__What the task requires__.
Restate the whole listing exactly.

__Data excerpt__.
┏━━

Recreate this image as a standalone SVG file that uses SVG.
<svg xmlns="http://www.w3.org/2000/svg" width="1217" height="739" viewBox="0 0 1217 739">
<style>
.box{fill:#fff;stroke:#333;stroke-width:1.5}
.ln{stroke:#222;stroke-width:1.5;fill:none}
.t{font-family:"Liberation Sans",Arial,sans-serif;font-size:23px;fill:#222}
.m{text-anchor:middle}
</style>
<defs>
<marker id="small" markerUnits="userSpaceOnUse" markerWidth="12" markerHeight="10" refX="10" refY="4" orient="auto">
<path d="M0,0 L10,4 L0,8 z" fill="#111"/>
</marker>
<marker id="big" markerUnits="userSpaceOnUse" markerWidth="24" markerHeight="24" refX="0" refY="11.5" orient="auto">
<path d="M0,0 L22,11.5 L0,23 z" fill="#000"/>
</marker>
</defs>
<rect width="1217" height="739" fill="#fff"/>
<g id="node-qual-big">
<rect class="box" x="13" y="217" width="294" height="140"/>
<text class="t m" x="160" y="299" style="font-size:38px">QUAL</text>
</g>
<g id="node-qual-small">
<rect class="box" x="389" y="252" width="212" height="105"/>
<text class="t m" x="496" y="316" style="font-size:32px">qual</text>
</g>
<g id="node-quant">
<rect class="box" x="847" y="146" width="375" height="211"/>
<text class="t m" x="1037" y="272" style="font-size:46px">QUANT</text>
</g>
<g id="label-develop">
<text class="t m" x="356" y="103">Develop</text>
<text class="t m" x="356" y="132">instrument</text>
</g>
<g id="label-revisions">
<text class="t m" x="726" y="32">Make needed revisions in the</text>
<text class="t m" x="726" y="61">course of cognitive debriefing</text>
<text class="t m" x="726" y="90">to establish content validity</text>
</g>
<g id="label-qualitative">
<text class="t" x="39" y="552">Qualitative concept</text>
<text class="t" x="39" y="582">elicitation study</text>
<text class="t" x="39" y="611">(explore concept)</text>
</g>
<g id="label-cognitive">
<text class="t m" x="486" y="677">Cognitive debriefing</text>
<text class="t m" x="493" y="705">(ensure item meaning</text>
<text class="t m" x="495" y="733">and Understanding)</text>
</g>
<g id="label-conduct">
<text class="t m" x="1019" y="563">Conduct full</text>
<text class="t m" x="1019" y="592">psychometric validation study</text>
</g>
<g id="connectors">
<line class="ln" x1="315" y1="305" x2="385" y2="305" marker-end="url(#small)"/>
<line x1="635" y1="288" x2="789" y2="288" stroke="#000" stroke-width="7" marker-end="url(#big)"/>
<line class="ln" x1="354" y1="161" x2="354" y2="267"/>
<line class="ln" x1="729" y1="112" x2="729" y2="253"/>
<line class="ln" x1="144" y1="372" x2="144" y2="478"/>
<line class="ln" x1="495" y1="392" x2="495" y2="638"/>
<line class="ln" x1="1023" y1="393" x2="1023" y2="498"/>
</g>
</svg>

┗━━

__Final result__.
Recreate this image as a standalone SVG file that uses SVG.
<svg xmlns="http://www.w3.org/2000/svg" width="1217" height="739" viewBox="0 0 1217 739">
<style>
.box{fill:#fff;stroke:#333;stroke-width:1.5}
.ln{stroke:#222;stroke-width:1.5;fill:none}
.t{font-family:"Liberation Sans",Arial,sans-serif;font-size:23px;fill:#222}
.m{text-anchor:middle}
</style>
<defs>
<marker id="small" markerUnits="userSpaceOnUse" markerWidth="12" markerHeight="10" refX="10" refY="4" orient="auto">
<path d="M0,0 L10,4 L0,8 z" fill="#111"/>
</marker>
<marker id="big" markerUnits="userSpaceOnUse" markerWidth="24" markerHeight="24" refX="0" refY="11.5" orient="auto">
<path d="M0,0 L22,11.5 L0,23 z" fill="#000"/>
</marker>
</defs>
<rect width="1217" height="739" fill="#fff"/>
<g id="node-qual-big">
<rect class="box" x="13" y="217" width="294" height="140"/>
<text class="t m" x="160" y="299" style="font-size:38px">QUAL</text>
</g>
<g id="node-qual-small">
<rect class="box" x="389" y="252" width="212" height="105"/>
<text class="t m" x="496" y="316" style="font-size:32px">qual</text>
</g>
<g id="node-quant">
<rect class="box" x="847" y="146" width="375" height="211"/>
<text class="t m" x="1037" y="272" style="font-size:46px">QUANT</text>
</g>
<g id="label-develop">
<text class="t m" x="356" y="103">Develop</text>
<text class="t m" x="356" y="132">instrument</text>
</g>
<g id="label-revisions">
<text class="t m" x="726" y="32">Make needed revisions in the</text>
<text class="t m" x="726" y="61">course of cognitive debriefing</text>
<text class="t m" x="726" y="90">to establish content validity</text>
</g>
<g id="label-qualitative">
<text class="t" x="39" y="552">Qualitative concept</text>
<text class="t" x="39" y="582">elicitation study</text>
<text class="t" x="39" y="611">(explore concept)</text>
</g>
<g id="label-cognitive">
<text class="t m" x="486" y="677">Cognitive debriefing</text>
<text class="t m" x="493" y="705">(ensure item meaning</text>
<text class="t m" x="495" y="733">and Understanding)</text>
</g>
<g id="label-conduct">
<text class="t m" x="1019" y="563">Conduct full</text>
<text class="t m" x="1019" y="592">psychometric validation study</text>
</g>
<g id="connectors">
<line class="ln" x1="315" y1="305" x2="385" y2="305" marker-end="url(#small)"/>
<line x1="635" y1="288" x2="789" y2="288" stroke="#000" stroke-width="7" marker-end="url(#big)"/>
<line class="ln" x1="354" y1="161" x2="354" y2="267"/>
<line class="ln" x1="729" y1="112" x2="729" y2="253"/>
<line class="ln" x1="144" y1="372" x2="144" y2="478"/>
<line class="ln" x1="495" y1="392" x2="495" y2="638"/>
<line class="ln" x1="1023" y1="393" x2="1023" y2="498"/>
</g>
</svg>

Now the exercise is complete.